Capizzi said the accusations against the elected officials are quasi-criminal charges, and said: “We felt that this was the most serious charge that could be sustained by the evidence.” He said that he did not foresee further charges against the supervisors and that his office will push to get cases resolved long before the supervisors’ terms expire.

The most serious action was taken against Rubino, who left his $95,500-a-year county job in April 1994--eight months before the county declared bankruptcy--to enter the municipal finance business. He is widely credited with developing the county’s plan to replace lost state funds--shifted away from cities and counties by the Legislature--by issuing bonds and investing the proceeds in the county pool administered by Citron.

Rubino walked into the Santa Ana courthouse Wednesday unaccompanied by an attorney but surrounded by a half a dozen prosecutors and investigators.
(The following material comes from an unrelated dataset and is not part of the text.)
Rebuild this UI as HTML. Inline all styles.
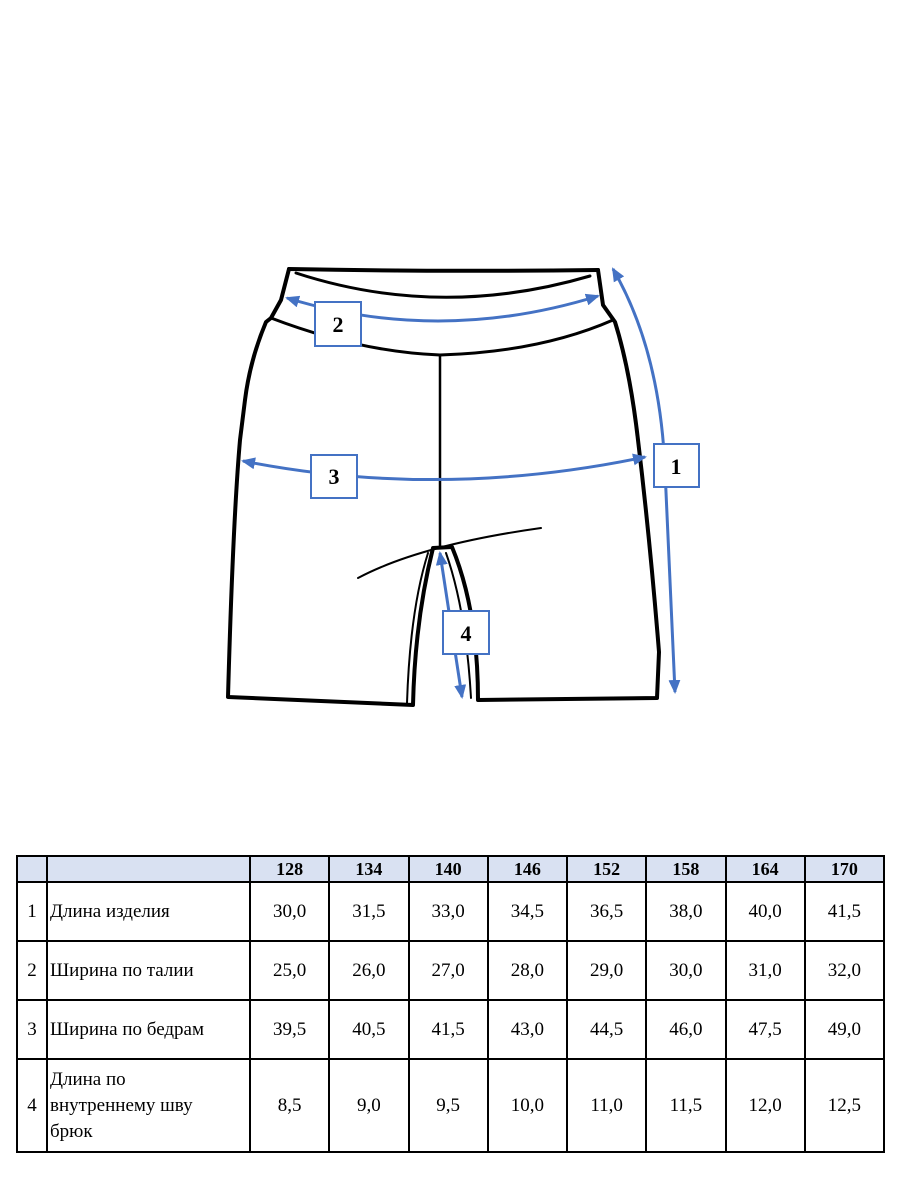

Wearing a gray suit, he stood silently, except for muttering “yes” when asked by Superior Court Judge John Ryan if he understood the charges against him.

Rubino was led out of the courtroom, fingerprinted and booked into the Orange County Jail, where he was expected to be released on his own recognizance.

Assistant Dist. Atty. Jan Nolan declined to discuss the case against Rubino in detail, but suggested that she thought the evidence against him was strong: “I wouldn’t file a case unless I thought I could prove it beyond a reasonable doubt.”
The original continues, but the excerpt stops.